The archaeology of the twentieth-century English seaside holiday experience: a phenomenological context.


Neil has written several papers on the seaside, often using Teignmouth as an example, which happens to be my neighbouring seaside town. This paper in particular focuses on the phenomenology of the seaside and in particular, pleasure and nostalgia.


Neil writes about the seaside and considers the seaside holiday in terms of its growth, transport and where to stay once one has arrived, but he also considers the division of the sea and the town in seaside resorts, and this often being the site of seaside shelters, became an interesting point to consider.

In some local resorts such as Dawlish and Westward Ho! the division between the town and sea is of ‘rough, natural dunescapes’ whereas in the early nineteenth century many resorts included a ‘formal promenade with flowerbeds and public toilets’. These promenades housed many of the ‘pleasure’ experiences Neil discusses. Whilst he covers the seaside experience as a whole, he does discuss the importance that the seaside shelters at Teignmouth have within the seaside experience. Shelters in Teignmouth have been preserved at intervals along the promenade, described as ‘open on four sides, each with a bench a separated by glass partitions, roofs are distinctively steeply pitched’. He highlights that many of these structures are poorly maintained and serve as gathering places for street drinkers, homeless or teenagers. (he references a theme developed further by the work of archaeologists Rachel Kiddey and John Schofield which I’ll need to look up).

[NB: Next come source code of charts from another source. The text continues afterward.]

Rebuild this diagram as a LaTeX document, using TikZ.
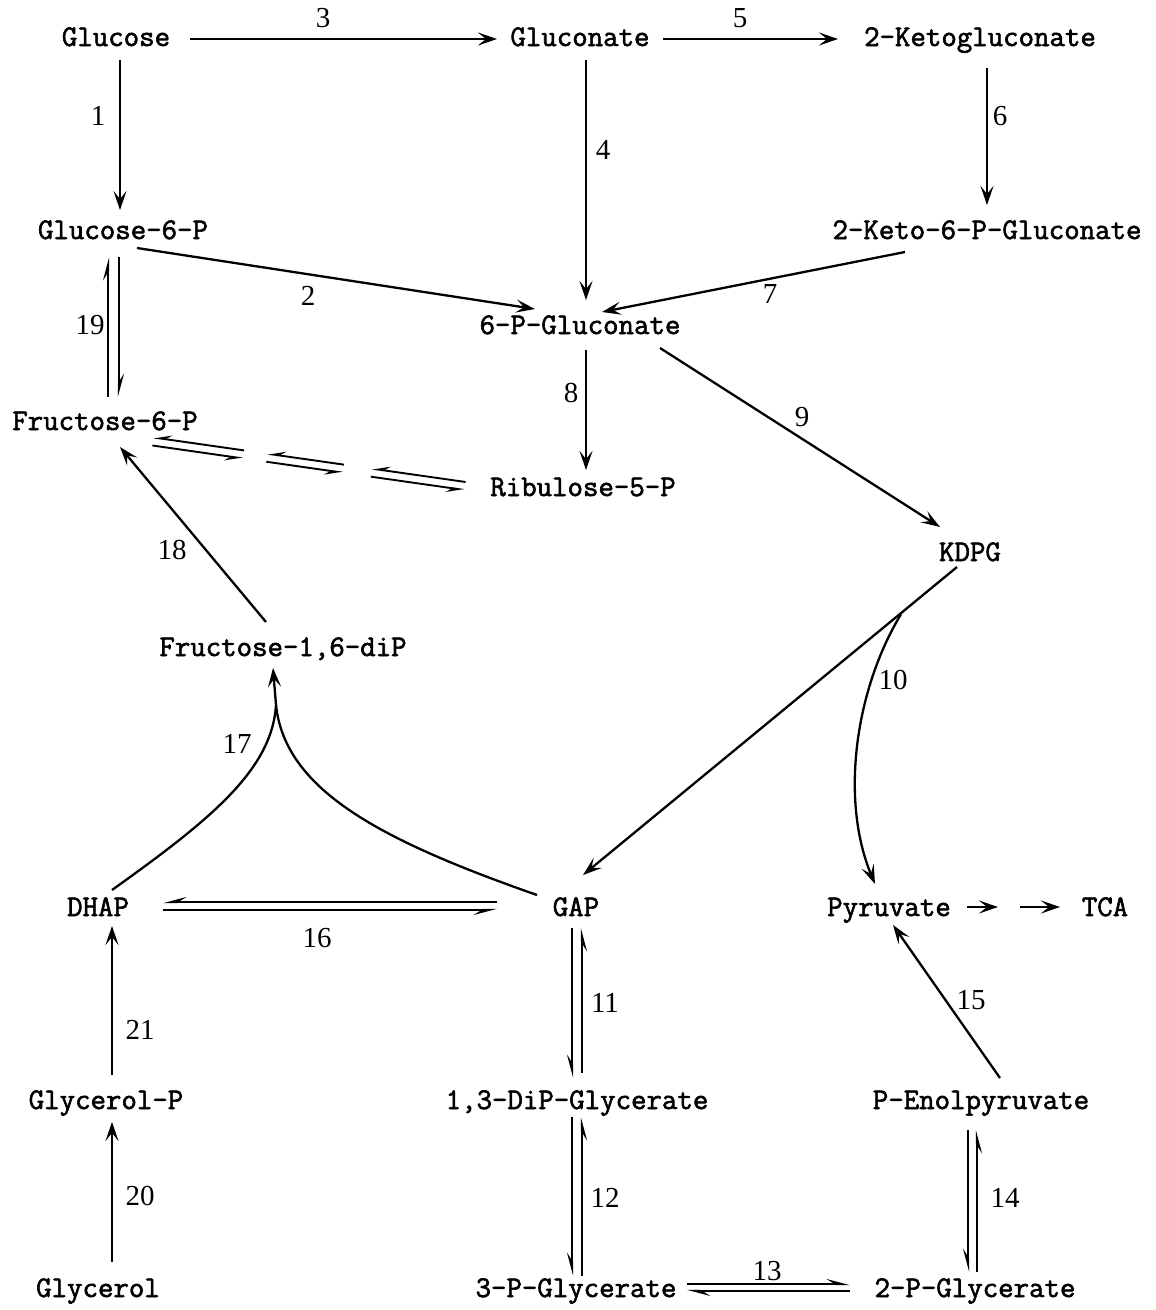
\documentclass[tikz,border=0pt]{standalone}
\usepackage{fontspec}
\newfontfamily\labfont[FakeBold=2]{Latin Modern Mono}
\newfontfamily\numfont{Liberation Serif}
\usetikzlibrary{arrows.meta,calc}
\begin{document}
\begin{tikzpicture}[x=1pt,y=-1pt,
  met/.style={inner sep=0pt,font=\labfont\fontsize{30}{34}\selectfont,text height=18pt,text depth=0pt},
  num/.style={inner sep=0pt,font=\numfont\fontsize{29}{32}\selectfont},
  link/.style={line width=2.3pt},
  arr/.style={link,-{Stealth[length=19pt,width=13pt,inset=8pt]}},
  hp/.style={link,-{Stealth[length=19pt,width=10pt,inset=8pt,harpoon]}},
  hps/.style={link,-{Stealth[length=19pt,width=10pt,inset=8pt,harpoon,swap]}},
  dhps/.style={line width=1.9pt,-{Stealth[length=15pt,width=9pt,inset=6pt,harpoon,swap]}}]
\useasboundingbox (0,0) rectangle (1156,1310);

% metabolites
\node[met] (glc)  at (116,37)   {Glucose};
\node[met] (gln)  at (580,37)   {Gluconate};
\node[met] (kg)   at (980,37)   {2-Ketogluconate};
\node[met] (g6p)  at (123,230)  {Glucose-6-P};
\node[met] (k6pg) at (987,230)  {2-Keto-6-P-Gluconate};
\node[met] (pg6)  at (580,325)  {6-P-Gluconate};
\node[met] (f6p)  at (105,421)  {Fructose-6-P};
\node[met] (ru5p) at (583,487)  {Ribulose-5-P};
\node[met] (kdpg) at (970,552)  {KDPG};
\node[met] (fbp)  at (283,647)  {Fructose-1,6-diP};
\node[met] (dhap) at (98,907)   {DHAP};
\node[met] (gap)  at (576,907)  {GAP};
\node[met] (pyr)  at (889,907)  {Pyruvate};
\node[met] (tca)  at (1105,907) {TCA};
\node[met] (glp)  at (106,1100) {Glycerol-P};
\node[met] (dpg)  at (577,1100) {1,3-DiP-Glycerate};
\node[met] (pep)  at (981,1100) {P-Enolpyruvate};
\node[met] (glyc) at (98,1288)  {Glycerol};
\node[met] (pg3)  at (576,1288) {3-P-Glycerate};
\node[met] (pg2)  at (975,1288) {2-P-Glycerate};

% reaction numbers
\node[num] (n1)  at (98,116)   {1};
\node[num] (n2)  at (308,296)  {2};
\node[num] (n3)  at (323,18)   {3};
\node[num] (n4)  at (603,150)  {4};
\node[num] (n5)  at (740,18)   {5};
\node[num] (n6)  at (1000,116) {6};
\node[num] (n7)  at (770,294)  {7};
\node[num] (n8)  at (571,393)  {8};
\node[num] (n9)  at (802,417)  {9};
\node[num] (n10) at (893,680)  {10};
\node[num] (n11) at (605,1003) {11};
\node[num] (n12) at (605,1198) {12};
\node[num] (n13) at (767,1271) {13};
\node[num] (n14) at (1005,1198) {14};
\node[num] (n15) at (971,1000) {15};
\node[num] (n16) at (317,938)  {16};
\node[num] (n17) at (237,744)  {17};
\node[num] (n18) at (172,550)  {18};
\node[num] (n19) at (90,325)   {19};
\node[num] (n20) at (140,1196) {20};
\node[num] (n21) at (140,1030) {21};

% one-way steps
\draw[arr] ($(glc)+(74,2)$) -- ($(gln)+(-83,2)$);
\draw[arr] ($(gln)+(83,2)$) -- ($(kg)+(-142,2)$);
\draw[arr] ($(glc)+(4,23)$) -- ($(g6p)+(-3,-20)$);
\draw[arr] ($(kg)+(7,31)$) -- ($(k6pg)+(0,-25)$);
\draw[arr] ($(gln)+(6,23)$) -- ($(pg6)+(6,-25)$);
\draw[arr] ($(g6p)+(14,18)$) -- ($(pg6)+(-45,-16)$);
\draw[arr] ($(k6pg)+(-82,22)$) -- ($(pg6)+(22,-13)$);
\draw[arr] ($(pg6)+(6,25)$) -- ($(ru5p)+(3,-17)$);
\draw[arr] ($(pg6)+(80,23)$) -- ($(kdpg)+(-30,-25)$);
\draw[arr] ($(fbp)+(-17,-25)$) -- ($(f6p)+(15,26)$);
\draw[arr] ($(kdpg)+(-13,15)$) -- ($(gap)+(7,-32)$);
\coordinate (kbr) at ($(kdpg)!0.175!(gap)$);
\draw[arr] (kbr) .. controls (855,690) and (840,800) .. ($(pyr)+(-14,-23)$);
\draw[arr] ($(pep)+(19,-22)$) -- ($(pyr)+(4,18)$);
\draw[arr] ($(glp)+(6,-25)$) -- ($(dhap)+(14,19)$);
\draw[arr] ($(glyc)+(14,-26)$) -- ($(glp)+(6,22)$);

% DHAP and GAP both feed the aldolase step
\coordinate (fj) at ($(fbp)+(-7,58)$);
\draw[link] ($(dhap)+(14,-17)$) .. controls (210,820) and (272,770) .. (fj);
\draw[link] ($(gap)+(-39,-12)$) .. controls (380,840) and (285,790) .. (fj);
\draw[arr] (fj) -- ($(fbp)+(-10,21)$);

% pyruvate onward
\coordinate (pm1) at ($(pyr)+(109,0)$);
\coordinate (pm2) at ($(pyr)+(131,0)$);
\draw[arr] ($(pyr)+(78,0)$) -- (pm1);
\draw[arr] (pm2) -- ($(tca)+(-45,0)$);

% reversible steps
\draw[hp] ($(f6p)+(3,-24)$) -- ($(g6p)+(-15,27)$);
\draw[hp] ($(g6p)+(-4,27)$) -- ($(f6p)+(14,-24)$);
\draw[hps] ($(gap)+(-79,-5)$) -- ($(dhap)+(65,-5)$);
\draw[hps] ($(dhap)+(65,3)$) -- ($(gap)+(-79,3)$);
\draw[hps] ($(gap)+(-4,21)$) -- ($(dpg)+(-5,-22)$);
\draw[hps] ($(dpg)+(5,-27)$) -- ($(gap)+(6,21)$);
\draw[hps] ($(dpg)+(-5,17)$) -- ($(pg3)+(-4,-12)$);
\draw[hps] ($(pg3)+(6,-12)$) -- ($(dpg)+(5,17)$);
\draw[hps] ($(pep)+(-13,30)$) -- ($(pg2)+(-7,-16)$);
\draw[hps] ($(pg2)+(2,-16)$) -- ($(pep)+(-4,30)$);
\draw[hp] ($(pg3)+(111,-4)$) -- ($(pg2)+(-125,-4)$);
\draw[hp] ($(pg2)+(-125,3)$) -- ($(pg3)+(111,3)$);

% broken reversible link Fructose-6-P / Ribulose-5-P
\coordinate (fa) at ($(f6p)+(48,20.5)$);
\coordinate (rb) at ($(ru5p)+(-118,-1)$);
\foreach \s/\e in {0/0.29, 0.365/0.61, 0.70/1}{
  \draw[dhps] ($(fa)!\e!(rb)+(0.6,-4)$) -- ($(fa)!\s!(rb)+(0.6,-4)$);
  \draw[dhps] ($(fa)!\s!(rb)+(-0.6,4)$) -- ($(fa)!\e!(rb)+(-0.6,4)$);
}
\end{tikzpicture}
\end{document}
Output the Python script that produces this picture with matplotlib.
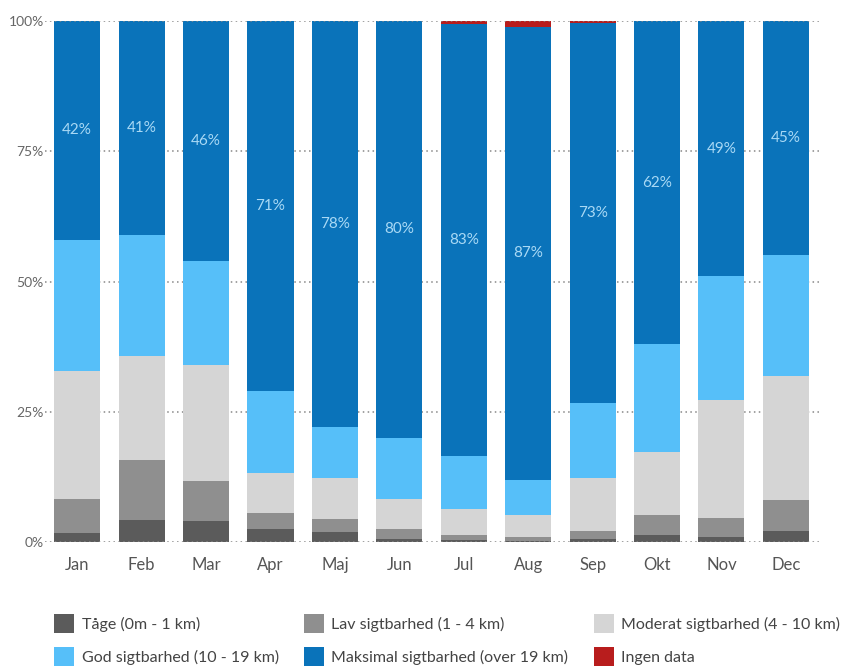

What I found most interesting in his paper is the importance he places on the promenade as a landscape archaeology feature. The promenade provides a barrier between the land and the sea and forms a ‘natural gathering place’ and one for socialisation, contemplation and commemoration (demonstrated by the memorial benches). He describes the shear number of memorial benches in Teignmouth as emphasising the want to remember the ‘shared family experience of the seaside itself’ and seaside resort nostalgia. I’d so far considered the seaside shelter as an independent structure, considered only as part of a group when considering them as listed structures. What Neil has highlighted is that the shelters, alongside the flowerbeds, benches, kiosks and other ‘street furniture’ create part of the promenade experience, and therefore the seaside experience.